In the Roberts, Johnson, Rand Shoe Co. case, supra, the court followed the Hlinois decisions under the miners’ act, § 14, being in substance the same as § 7269, C. & M. Digest, and held that a “willful” violation is established by proof of any conscious knowing or intentional failure to comply with the statute, without a showing of actual, wrongful intent. So in our statute the word “willful” means only that the omission to perform the duty imposed by statute was a conscious act of the mind, and was not from mere inadvertence. It means something more than mere negligence. As said by the Illinois court, in the Odin Coal Co. case, supra, “In criminal proceedings, where it is designed to punish the defendant, and in that class of civil cases where a penalty is provided, the amount whereof is fixed 'by statute, as in the nature of punishment, or in those cases where, in addition to damages recoverable as indemnity to the plaintiff for the injury sustained, exemplary or vindictive damages may be assessed as punishment of the defendant, the intent of the defendant becomes material.

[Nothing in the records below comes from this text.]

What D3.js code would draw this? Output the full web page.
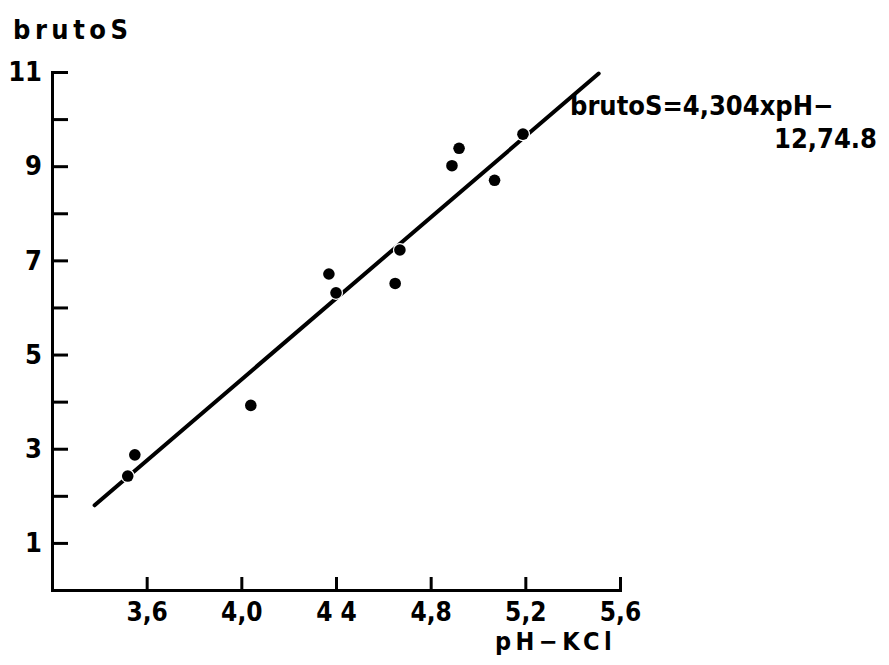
<!DOCTYPE html>
<html>
<head>
<meta charset="utf-8">
<script src="https://cdn.jsdelivr.net/npm/d3@7"></script>
<style>
  html, body { margin: 0; padding: 0; background: #fff; }
  svg { display: block; }
  text { font-family: "DejaVu Sans Condensed", "DejaVu Sans", sans-serif; font-weight: bold; fill: #000; }
</style>
</head>
<body>
<svg id="chart" width="889" height="665"></svg>
<script>
// Soil samples: pH (KCl) against brutoS
const phValues     = [5.19, 4.92, 4.89, 5.07, 4.67, 4.37, 4.40, 4.65, 4.04, 3.55, 3.52];
const brutoSValues = [9.68, 9.38, 9.01, 8.70, 7.22, 6.71, 6.31, 6.51, 3.92, 2.87, 2.42];

// Fitted line brutoS = slope * pH + intercept, drawn over this pH range
const fitSlope = 4.304;
const fitIntercept = -12.748;
const fitRange = [3.38, 5.51];

// Axis ticks and labels
const xTickValues = [3.6, 4.0, 4.4, 4.8, 5.2, 5.6];
const xTickLabels = ["3,6", "4,0", "4 4", "4,8", "5,2", "5,6"];
const yTickValues = [1, 2, 3, 4, 5, 6, 7, 8, 9, 10, 11];
const yTickLabels = ["1", "", "3", "", "5", "", "7", "", "9", "", "11"];

const yTitle = "brutoS";
const xTitle = "pH\u2212KCl";
const equationLines = ["brutoS=4,304xpH\u2212", "12,74.8"];

const svg = d3.select("#chart");

const x = d3.scaleLinear().domain([3.2, 5.6]).range([52, 620]);
const y = d3.scaleLinear().domain([0, 11]).range([590, 72]);

// y axis: ticks point into the plot, odd values labelled
const yAxis = d3.axisLeft(y)
  .tickValues(yTickValues)
  .tickFormat((d, i) => yTickLabels[i])
  .tickSizeInner(-16)
  .tickSizeOuter(0)
  .tickPadding(10);

const gy = svg.append("g").attr("transform", "translate(52,0)").call(yAxis);
gy.selectAll("text").style("font-size", "27px").style("font-family", null);

// x axis: ticks point up into the plot
const xAxis = d3.axisBottom(x)
  .tickValues(xTickValues)
  .tickFormat((d, i) => xTickLabels[i])
  .tickSizeInner(-13)
  .tickSizeOuter(0)
  .tickPadding(13);

const gx = svg.append("g").attr("transform", "translate(0,590)").call(xAxis);
gx.selectAll("text").style("font-size", "26px").style("font-family", null);

[gx, gy].forEach(g => {
  g.select(".domain").attr("stroke", "#000").attr("stroke-width", 3).attr("stroke-linecap", "square");
  g.selectAll(".tick line").attr("stroke", "#000").attr("stroke-width", 3);
  g.attr("font-family", null).attr("font-size", null);
});

// Regression line
const line = d3.line().x(d => x(d)).y(d => y(fitSlope * d + fitIntercept));
svg.append("path")
  .datum(fitRange)
  .attr("d", line)
  .attr("fill", "none")
  .attr("stroke", "#000")
  .attr("stroke-width", 4)
  .attr("stroke-linecap", "round");

// Sample points, with a thin white ring so the line breaks around them
svg.append("g").selectAll("circle")
  .data(phValues.map((p, i) => [p, brutoSValues[i]]))
  .join("circle")
  .attr("cx", d => x(d[0]))
  .attr("cy", d => y(d[1]))
  .attr("r", 5.8)
  .attr("fill", "#000")
  .attr("stroke", "#fff")
  .attr("stroke-width", 2.5)
  .style("paint-order", "stroke");

// Titles
svg.append("text")
  .attr("x", 13).attr("y", 39)
  .style("font-size", "27px")
  .style("letter-spacing", "4.5px")
  .text(yTitle);

svg.append("text")
  .attr("x", 495).attr("y", 650)
  .style("font-size", "25px")
  .style("letter-spacing", "4.5px")
  .text(xTitle);

// Equation of the fitted line
svg.append("text")
  .attr("x", 570).attr("y", 115)
  .style("font-size", "27px")
  .text(equationLines[0]);

svg.append("text")
  .attr("x", 877).attr("y", 148)
  .attr("text-anchor", "end")
  .style("font-size", "27px")
  .text(equationLines[1]);
</script>
</body>
</html>
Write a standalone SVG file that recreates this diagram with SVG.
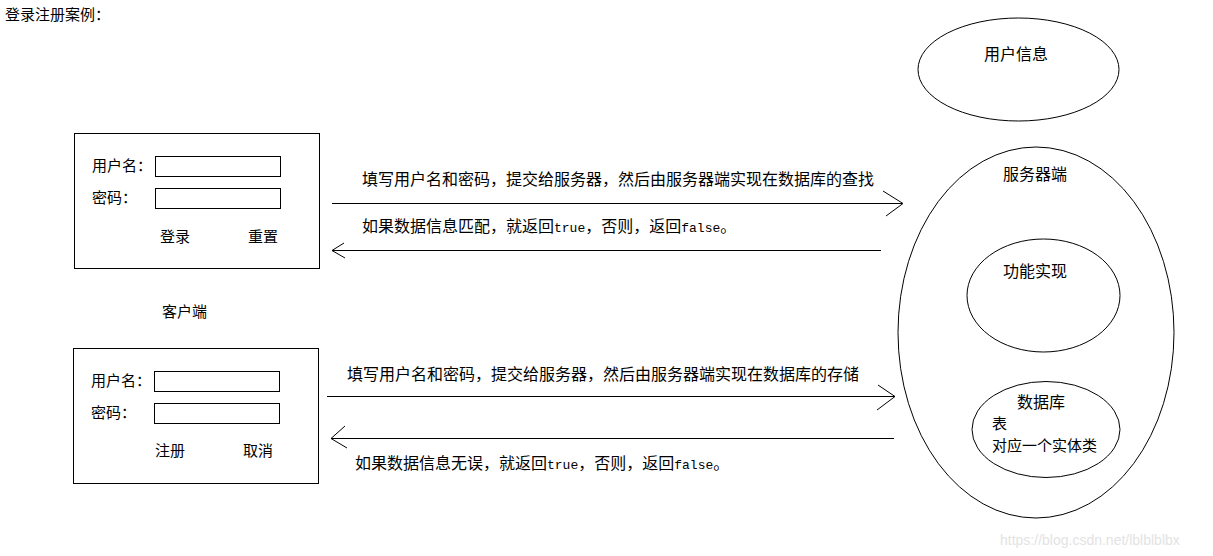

In all cases in those classes the word ‘willful’ is interpreted to include malice, evil intention, or other wrongful motive. In the case at bar the recovery, is limited to actual or direct damages, and the amount to be recovered is not to be mitigated or aggravated by the presence or absence of the element of fraud, malice, or evil intent. ’ ’

For the error indicated the judgment will be reversed, and the cause remanded for a new trial. It is so ordered.